The trial court found, and the plaintiffs do not contest, that there was no
evidence establishing that the defendant failed to publish or properly serve
foreclosure notices in compliance with RSA 479:25. The trial court found that
the auctioneer arrived at the subject property a few minutes before the
scheduled start time of the foreclosure sale, told Lorrie Difeo and her friend,
neither of whom were going to bid, what the process would be and the price
that the defendant was seeking, and waited five-to-ten minutes after the start
time for bidders to arrive. The auctioneer did not disclose that the defendant
had authorized him to bid on the property at a range of between $250,050 and
$315,264. When no bidders arrived, the auctioneer told Ms. Difeo and her
friend that he was leaving because no one had shown up. At no point did the
auctioneer officially announce the start of the sale, read any kind of
“foreclosure script,” state that he was submitting a bid on behalf of the
defendant, or announce that the defendant had acquired the property.

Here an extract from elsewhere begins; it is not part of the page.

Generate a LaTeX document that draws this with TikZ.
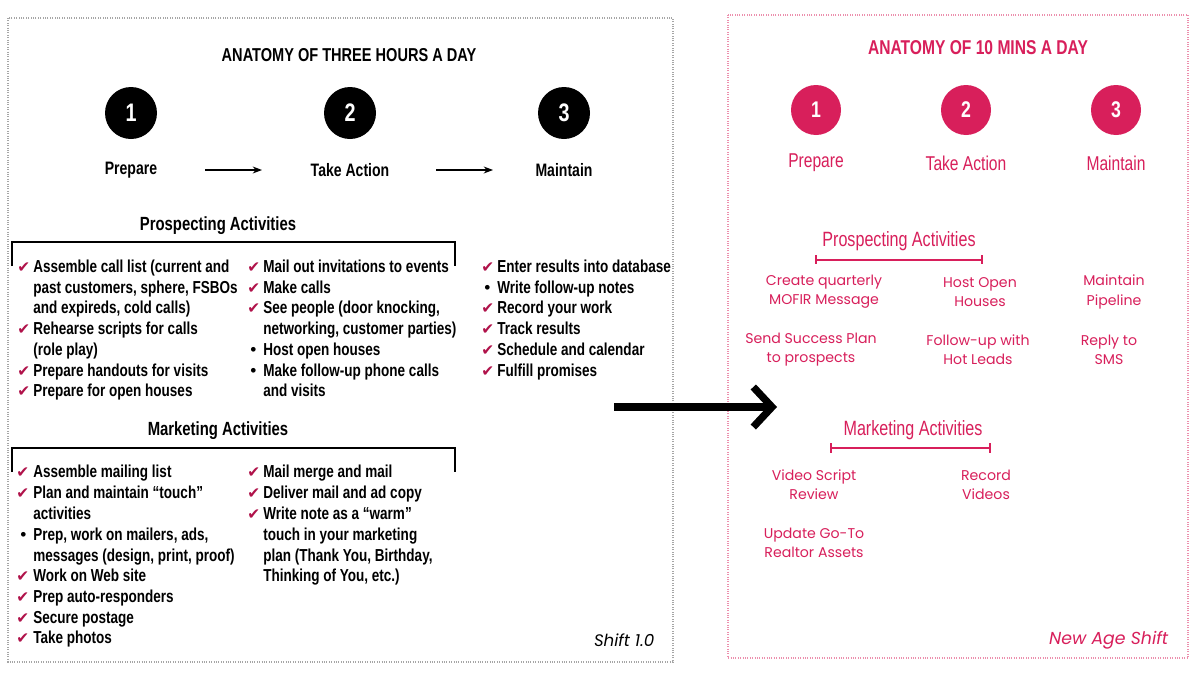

Subsequently, the defendant recorded a foreclosure deed and affidavit stating
that it had acquired the property at the foreclosure sale for $250,050.
In rejecting the plaintiffs’ argument that no sale complying with RSA
479:25 had occurred, the trial court reasoned, correctly, that nothing in the
statute prescribes the specific manner or procedure by which a foreclosure sale
must be conducted. The trial court found, based upon the auctioneer’s
testimony, that the defendant had authorized him to bid $250,050 on its
behalf, and that the defendant did, in fact, sell the property upon the premises
in accordance with RSA 479:25. Although the trial court agreed with the
plaintiffs “that the process by which this sale transpired was entirely opaque,”
and that the filing of the foreclosure deed “after what appeared to be a failed
foreclosure sale could rightfully upset” them, it observed that there was no
evidence that the sale was commercially unreasonable, see Murphy, 126 N.H.
at 541, and that the plaintiffs had not established how the manner in which
the auctioneer had conducted the sale had prejudiced their rights.
As the appealing parties, the plaintiffs have the burden of demonstrating
reversible error. Gallo v. Traina, 166 N.H. 737, 740 (2014). Based upon our
review of the trial court’s well-reasoned order, the plaintiffs’ challenges to it, the
relevant law, and the record submitted on appeal, we conclude that the
plaintiffs have not demonstrated reversible error. See id.
In light of this order, the defendant’s request that we strike the plaintiffs’
brief and dismiss their appeal for failing to comply with Rule 16 is moot.
Affirmed.
Dalianis, C.J., and Hicks, Conboy, Lynn, and Bassett, JJ., concurred.